● **Exercise**: The copy must start at the line that contains "Reproduce this chart" and finish at the line that contains "import seaborn as sns", reproducing each line exactly. Any picture in that span is omitted.

═══ Supplied information ═══

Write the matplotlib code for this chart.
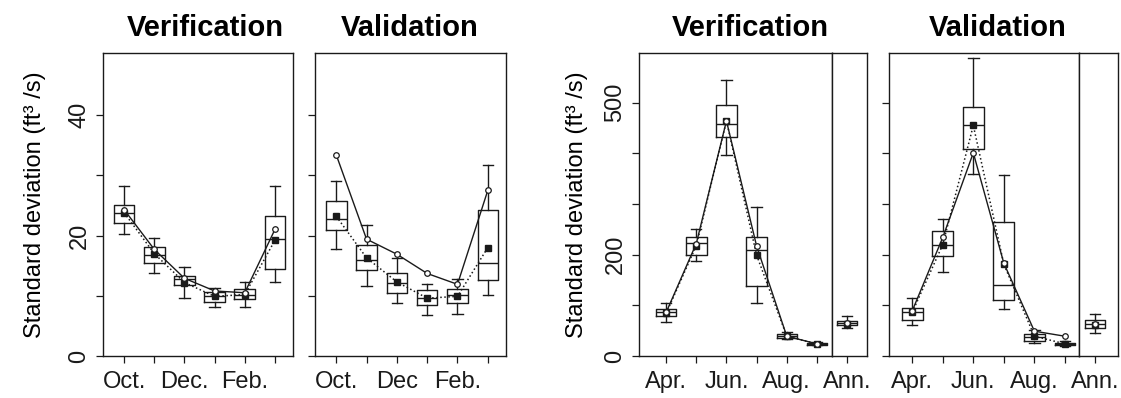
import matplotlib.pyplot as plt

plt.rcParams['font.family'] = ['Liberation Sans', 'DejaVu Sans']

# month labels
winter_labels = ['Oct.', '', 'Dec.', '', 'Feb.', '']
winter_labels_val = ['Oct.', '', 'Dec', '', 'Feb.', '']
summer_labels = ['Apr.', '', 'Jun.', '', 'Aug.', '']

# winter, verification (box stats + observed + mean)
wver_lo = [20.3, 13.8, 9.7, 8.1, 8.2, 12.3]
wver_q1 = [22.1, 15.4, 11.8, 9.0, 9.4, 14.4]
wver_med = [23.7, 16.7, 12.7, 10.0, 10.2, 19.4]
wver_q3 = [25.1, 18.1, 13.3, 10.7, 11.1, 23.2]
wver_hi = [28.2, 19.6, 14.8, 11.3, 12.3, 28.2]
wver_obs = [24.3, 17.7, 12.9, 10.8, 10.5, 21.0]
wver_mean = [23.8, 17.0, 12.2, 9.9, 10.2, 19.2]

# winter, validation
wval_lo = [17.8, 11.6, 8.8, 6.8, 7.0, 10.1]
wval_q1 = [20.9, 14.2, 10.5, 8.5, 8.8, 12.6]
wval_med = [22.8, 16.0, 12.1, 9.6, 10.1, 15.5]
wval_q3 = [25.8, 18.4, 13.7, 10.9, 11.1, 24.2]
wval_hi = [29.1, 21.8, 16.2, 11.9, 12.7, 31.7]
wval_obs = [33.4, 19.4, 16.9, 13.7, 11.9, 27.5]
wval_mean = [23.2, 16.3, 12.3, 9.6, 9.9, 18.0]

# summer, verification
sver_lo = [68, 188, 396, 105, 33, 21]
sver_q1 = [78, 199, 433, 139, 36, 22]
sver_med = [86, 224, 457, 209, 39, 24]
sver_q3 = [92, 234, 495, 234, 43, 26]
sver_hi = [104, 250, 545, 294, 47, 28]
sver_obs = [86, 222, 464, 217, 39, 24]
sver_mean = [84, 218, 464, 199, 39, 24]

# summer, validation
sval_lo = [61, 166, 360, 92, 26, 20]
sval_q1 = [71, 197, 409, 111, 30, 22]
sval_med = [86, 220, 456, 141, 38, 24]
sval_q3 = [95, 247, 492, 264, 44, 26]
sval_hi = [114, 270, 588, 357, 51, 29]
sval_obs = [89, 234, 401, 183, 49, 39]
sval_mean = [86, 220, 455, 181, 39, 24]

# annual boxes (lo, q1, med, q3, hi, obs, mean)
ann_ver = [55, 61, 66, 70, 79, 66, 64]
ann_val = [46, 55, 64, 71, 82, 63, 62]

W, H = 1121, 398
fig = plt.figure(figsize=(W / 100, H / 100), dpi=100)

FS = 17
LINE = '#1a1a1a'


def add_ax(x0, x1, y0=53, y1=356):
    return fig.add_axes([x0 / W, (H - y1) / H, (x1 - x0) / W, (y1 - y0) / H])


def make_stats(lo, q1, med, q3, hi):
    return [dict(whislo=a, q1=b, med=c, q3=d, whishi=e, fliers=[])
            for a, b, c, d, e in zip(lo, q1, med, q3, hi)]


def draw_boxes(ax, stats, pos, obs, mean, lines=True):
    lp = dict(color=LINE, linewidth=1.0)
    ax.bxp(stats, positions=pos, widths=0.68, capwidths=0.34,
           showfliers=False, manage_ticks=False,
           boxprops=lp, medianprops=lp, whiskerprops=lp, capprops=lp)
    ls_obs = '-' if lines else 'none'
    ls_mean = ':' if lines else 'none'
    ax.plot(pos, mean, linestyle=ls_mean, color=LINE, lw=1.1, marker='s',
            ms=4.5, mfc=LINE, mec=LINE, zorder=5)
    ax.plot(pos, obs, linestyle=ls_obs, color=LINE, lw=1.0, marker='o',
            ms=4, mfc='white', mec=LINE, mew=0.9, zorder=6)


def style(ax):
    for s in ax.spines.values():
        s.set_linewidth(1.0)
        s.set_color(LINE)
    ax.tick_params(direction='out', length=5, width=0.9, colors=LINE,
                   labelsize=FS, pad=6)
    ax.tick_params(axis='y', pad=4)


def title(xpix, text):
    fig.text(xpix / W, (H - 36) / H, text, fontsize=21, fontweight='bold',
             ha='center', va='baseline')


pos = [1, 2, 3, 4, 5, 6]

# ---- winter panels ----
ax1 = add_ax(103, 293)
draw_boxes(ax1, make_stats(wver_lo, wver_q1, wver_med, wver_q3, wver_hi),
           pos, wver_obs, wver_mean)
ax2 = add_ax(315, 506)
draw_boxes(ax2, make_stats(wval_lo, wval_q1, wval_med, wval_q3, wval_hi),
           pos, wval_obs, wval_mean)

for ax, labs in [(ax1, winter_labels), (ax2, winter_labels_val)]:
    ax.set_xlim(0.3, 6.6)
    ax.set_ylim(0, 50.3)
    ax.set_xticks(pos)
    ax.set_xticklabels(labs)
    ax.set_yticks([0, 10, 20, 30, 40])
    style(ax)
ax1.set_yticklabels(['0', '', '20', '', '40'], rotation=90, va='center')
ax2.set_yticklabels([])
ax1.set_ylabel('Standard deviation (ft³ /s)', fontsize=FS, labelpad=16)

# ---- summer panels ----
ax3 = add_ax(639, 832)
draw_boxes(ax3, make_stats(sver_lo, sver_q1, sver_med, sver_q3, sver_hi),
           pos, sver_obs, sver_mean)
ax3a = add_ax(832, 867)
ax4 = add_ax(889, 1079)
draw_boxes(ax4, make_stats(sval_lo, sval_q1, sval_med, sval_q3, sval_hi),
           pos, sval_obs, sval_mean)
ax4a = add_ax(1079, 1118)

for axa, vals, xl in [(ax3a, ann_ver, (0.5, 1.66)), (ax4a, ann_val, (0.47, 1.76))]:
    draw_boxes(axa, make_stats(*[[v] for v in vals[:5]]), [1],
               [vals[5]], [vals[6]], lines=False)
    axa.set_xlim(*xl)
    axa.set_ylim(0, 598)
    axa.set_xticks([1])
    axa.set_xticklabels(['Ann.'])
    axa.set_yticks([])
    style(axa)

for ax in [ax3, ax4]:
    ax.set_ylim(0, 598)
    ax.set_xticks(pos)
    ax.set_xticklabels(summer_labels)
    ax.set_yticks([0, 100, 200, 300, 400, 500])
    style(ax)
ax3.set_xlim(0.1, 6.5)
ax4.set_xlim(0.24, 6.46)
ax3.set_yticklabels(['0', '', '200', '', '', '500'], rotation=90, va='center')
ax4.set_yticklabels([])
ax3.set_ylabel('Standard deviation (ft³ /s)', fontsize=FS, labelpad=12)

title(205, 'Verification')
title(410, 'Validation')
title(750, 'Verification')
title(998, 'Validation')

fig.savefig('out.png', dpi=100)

═══
═══ Supplied information ═══

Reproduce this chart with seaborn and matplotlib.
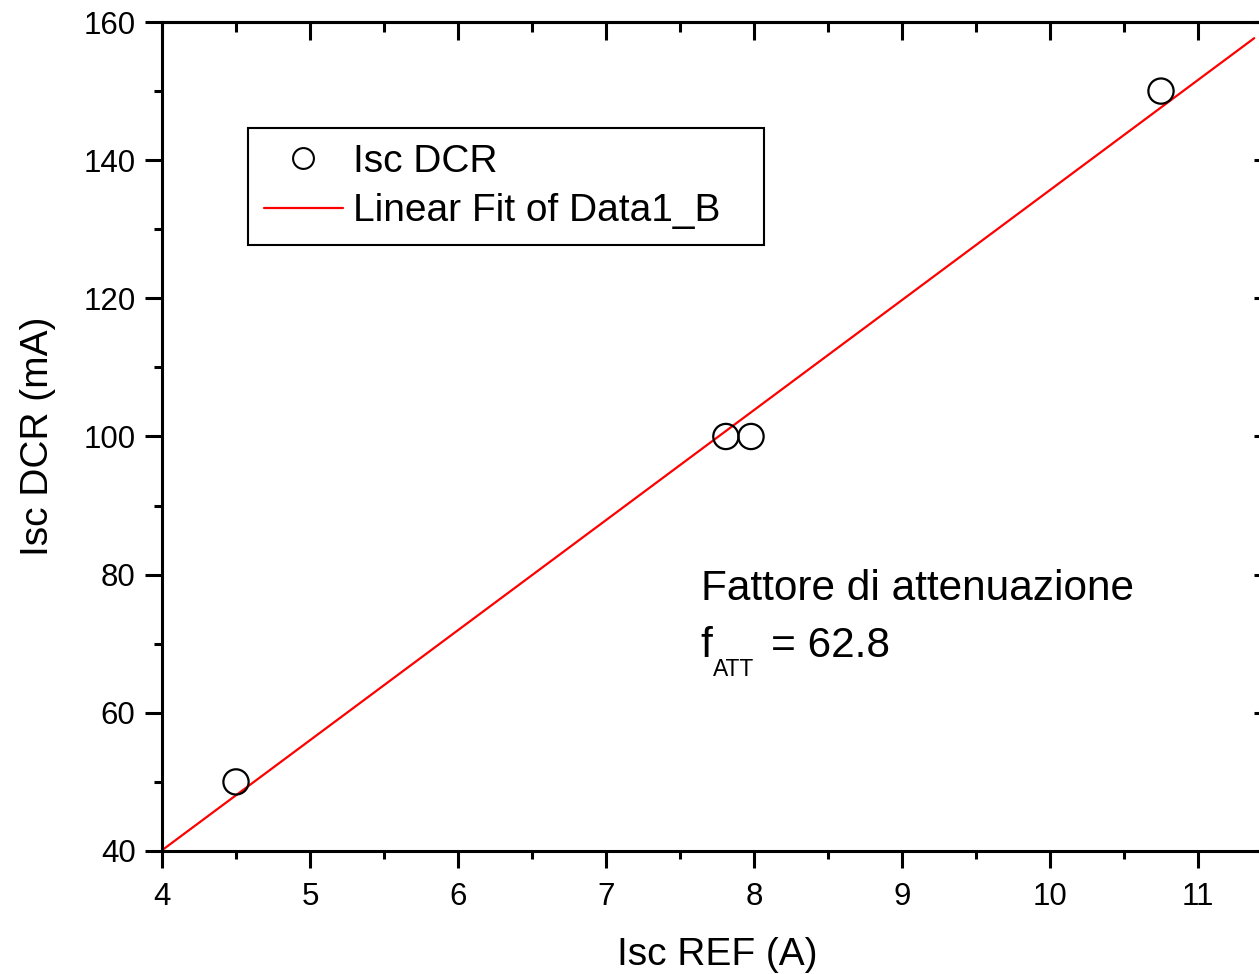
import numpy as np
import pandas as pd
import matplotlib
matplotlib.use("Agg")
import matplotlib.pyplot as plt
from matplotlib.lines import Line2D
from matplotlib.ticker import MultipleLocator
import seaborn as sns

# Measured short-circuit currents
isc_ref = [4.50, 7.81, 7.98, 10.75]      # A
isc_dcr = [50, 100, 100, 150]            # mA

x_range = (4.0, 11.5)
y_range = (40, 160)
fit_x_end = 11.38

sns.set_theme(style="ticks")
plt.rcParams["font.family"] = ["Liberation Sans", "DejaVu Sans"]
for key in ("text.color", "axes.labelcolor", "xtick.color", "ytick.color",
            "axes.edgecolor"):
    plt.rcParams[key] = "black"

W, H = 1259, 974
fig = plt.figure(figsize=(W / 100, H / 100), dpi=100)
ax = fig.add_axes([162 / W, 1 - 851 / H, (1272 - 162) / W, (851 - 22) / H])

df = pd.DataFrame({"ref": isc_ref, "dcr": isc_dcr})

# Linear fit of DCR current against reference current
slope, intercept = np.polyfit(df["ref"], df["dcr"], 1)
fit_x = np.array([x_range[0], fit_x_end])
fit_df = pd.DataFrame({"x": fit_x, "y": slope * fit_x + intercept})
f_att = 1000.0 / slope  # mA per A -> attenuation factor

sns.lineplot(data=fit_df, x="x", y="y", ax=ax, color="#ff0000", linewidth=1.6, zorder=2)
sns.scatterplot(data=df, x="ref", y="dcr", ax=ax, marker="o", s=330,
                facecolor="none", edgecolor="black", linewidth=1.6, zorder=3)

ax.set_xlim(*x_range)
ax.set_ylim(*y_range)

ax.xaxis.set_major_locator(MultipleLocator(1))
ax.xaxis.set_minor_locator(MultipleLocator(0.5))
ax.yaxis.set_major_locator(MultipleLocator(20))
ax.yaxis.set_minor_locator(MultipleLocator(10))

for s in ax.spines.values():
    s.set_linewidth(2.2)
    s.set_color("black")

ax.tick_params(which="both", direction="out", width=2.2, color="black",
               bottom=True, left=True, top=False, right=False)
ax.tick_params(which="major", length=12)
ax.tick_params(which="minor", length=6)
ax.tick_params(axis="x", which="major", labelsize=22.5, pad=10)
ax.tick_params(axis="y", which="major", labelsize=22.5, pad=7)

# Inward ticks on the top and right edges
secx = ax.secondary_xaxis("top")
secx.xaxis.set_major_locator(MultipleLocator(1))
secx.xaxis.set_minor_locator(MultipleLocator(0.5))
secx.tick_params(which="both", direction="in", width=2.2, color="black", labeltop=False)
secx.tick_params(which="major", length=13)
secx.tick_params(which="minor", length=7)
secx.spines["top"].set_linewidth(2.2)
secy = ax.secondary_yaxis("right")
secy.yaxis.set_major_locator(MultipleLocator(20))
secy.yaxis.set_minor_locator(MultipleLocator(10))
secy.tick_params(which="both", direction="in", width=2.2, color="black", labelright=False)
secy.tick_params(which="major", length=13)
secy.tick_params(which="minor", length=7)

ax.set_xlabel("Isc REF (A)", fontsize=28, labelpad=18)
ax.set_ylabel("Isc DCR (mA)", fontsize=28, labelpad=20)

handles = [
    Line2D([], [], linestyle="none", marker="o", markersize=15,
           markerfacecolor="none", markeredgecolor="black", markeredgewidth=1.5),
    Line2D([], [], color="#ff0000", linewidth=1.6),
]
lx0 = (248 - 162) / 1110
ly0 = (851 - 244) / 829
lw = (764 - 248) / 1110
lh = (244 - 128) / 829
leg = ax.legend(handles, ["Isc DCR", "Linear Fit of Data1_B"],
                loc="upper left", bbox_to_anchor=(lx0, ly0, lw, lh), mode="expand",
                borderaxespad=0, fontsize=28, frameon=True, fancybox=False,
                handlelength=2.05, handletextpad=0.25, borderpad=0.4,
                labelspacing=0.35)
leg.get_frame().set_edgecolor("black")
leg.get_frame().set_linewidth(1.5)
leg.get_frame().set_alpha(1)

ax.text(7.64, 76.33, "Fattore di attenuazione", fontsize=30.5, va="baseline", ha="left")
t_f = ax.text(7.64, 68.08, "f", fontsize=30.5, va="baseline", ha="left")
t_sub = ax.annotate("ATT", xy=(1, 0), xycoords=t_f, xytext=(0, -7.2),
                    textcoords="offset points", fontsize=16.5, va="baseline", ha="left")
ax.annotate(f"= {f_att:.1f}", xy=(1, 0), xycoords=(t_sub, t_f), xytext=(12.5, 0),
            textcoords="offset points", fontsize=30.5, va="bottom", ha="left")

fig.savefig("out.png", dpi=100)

═══
═══ Supplied information ═══

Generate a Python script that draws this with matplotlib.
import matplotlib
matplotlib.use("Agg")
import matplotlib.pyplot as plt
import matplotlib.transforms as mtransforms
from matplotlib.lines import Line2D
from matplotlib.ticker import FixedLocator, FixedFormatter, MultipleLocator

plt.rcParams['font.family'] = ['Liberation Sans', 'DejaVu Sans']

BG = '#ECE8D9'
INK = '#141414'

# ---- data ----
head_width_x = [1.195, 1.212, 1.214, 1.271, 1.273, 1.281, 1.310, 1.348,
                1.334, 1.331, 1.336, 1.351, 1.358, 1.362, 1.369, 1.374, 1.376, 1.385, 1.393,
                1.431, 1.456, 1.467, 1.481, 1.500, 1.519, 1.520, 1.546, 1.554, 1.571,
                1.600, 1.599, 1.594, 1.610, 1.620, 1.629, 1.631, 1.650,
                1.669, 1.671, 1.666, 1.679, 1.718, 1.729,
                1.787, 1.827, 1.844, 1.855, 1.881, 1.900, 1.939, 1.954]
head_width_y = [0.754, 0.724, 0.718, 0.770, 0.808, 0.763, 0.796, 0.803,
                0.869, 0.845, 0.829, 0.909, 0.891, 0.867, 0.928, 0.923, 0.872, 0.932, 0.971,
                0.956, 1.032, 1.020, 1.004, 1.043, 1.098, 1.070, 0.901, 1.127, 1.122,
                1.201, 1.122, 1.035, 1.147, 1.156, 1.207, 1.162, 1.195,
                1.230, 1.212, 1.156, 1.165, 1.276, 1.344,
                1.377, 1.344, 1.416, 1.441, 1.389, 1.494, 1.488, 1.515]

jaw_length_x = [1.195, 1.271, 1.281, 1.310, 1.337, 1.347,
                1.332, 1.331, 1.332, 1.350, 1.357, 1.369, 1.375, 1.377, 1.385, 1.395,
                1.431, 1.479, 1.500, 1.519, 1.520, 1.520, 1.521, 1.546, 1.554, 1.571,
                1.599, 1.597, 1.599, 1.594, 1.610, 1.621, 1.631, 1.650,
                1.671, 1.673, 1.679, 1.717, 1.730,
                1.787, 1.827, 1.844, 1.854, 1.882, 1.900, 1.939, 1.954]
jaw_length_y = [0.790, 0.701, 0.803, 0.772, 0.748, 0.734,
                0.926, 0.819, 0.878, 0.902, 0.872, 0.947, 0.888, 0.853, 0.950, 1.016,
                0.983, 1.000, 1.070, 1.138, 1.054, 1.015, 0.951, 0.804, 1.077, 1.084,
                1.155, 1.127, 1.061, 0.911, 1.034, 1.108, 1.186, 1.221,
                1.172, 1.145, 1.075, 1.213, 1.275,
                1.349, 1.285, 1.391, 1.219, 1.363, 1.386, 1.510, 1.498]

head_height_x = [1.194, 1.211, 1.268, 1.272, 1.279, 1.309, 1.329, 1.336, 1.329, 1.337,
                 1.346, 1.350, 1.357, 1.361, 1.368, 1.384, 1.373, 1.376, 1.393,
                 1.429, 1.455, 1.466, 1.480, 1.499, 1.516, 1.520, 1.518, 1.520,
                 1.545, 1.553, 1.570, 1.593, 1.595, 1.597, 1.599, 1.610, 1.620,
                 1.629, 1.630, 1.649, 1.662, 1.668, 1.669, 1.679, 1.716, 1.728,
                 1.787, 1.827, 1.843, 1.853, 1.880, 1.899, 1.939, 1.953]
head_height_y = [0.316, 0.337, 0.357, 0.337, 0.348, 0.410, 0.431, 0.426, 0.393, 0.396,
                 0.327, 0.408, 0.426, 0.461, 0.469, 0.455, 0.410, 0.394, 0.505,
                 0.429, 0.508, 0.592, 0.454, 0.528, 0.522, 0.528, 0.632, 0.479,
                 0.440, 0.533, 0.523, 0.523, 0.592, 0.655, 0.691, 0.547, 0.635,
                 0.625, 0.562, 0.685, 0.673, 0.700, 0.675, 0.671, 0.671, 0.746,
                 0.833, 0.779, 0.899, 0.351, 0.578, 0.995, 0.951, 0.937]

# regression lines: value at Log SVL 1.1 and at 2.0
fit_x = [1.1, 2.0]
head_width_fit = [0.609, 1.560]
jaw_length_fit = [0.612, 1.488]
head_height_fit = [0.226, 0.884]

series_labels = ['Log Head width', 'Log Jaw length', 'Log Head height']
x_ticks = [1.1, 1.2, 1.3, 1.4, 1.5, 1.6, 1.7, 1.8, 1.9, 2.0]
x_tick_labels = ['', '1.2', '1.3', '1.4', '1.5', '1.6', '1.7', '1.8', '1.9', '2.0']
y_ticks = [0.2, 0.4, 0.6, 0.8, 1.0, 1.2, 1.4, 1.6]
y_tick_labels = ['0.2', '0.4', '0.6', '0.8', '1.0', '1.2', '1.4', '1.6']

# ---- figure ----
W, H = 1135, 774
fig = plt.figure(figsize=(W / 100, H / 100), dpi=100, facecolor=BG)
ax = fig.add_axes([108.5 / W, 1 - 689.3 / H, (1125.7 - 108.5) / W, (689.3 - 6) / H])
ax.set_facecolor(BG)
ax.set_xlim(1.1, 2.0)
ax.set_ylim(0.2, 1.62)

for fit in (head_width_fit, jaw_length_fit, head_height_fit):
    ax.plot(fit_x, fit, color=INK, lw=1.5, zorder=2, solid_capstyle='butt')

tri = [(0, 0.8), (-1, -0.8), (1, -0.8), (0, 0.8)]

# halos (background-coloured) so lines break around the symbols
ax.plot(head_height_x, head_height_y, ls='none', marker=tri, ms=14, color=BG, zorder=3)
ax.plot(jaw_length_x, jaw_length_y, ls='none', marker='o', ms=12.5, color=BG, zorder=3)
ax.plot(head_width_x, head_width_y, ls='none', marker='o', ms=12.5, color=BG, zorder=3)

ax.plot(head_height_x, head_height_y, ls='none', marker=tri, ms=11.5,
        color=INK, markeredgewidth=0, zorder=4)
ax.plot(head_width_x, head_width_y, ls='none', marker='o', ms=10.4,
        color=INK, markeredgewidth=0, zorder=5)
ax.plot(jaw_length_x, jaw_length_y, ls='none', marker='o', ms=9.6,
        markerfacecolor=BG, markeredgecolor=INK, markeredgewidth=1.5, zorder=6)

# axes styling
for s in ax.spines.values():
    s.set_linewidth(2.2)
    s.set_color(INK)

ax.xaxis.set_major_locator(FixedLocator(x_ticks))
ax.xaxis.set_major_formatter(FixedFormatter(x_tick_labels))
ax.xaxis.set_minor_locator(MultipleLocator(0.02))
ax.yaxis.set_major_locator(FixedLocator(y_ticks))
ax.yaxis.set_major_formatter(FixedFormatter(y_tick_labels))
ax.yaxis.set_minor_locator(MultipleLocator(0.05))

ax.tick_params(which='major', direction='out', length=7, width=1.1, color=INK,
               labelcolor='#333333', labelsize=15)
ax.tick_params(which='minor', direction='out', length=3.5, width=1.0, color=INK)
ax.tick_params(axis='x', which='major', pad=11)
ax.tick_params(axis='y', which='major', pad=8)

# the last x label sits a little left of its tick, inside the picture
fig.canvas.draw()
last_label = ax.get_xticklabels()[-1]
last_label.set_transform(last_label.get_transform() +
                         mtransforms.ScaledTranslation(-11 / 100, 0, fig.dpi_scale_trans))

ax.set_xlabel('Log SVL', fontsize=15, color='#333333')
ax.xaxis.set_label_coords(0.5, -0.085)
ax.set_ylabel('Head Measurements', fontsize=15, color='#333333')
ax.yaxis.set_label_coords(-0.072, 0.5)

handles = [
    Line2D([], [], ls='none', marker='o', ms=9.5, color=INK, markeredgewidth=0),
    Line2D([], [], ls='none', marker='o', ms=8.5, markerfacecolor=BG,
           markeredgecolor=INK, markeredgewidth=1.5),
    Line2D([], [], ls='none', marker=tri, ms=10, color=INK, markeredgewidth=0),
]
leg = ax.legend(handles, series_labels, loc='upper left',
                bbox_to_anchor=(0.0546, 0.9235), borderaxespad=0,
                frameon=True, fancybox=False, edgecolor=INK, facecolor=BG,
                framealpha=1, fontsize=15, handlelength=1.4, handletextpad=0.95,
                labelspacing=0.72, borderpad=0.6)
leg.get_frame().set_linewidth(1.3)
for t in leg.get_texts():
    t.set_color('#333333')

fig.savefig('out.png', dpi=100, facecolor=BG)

═══

● **Solution to this exercise**:
Reproduce this chart with seaborn and matplotlib.
import numpy as np
import pandas as pd
import matplotlib
matplotlib.use("Agg")
import matplotlib.pyplot as plt
from matplotlib.lines import Line2D
from matplotlib.ticker import MultipleLocator
import seaborn as sns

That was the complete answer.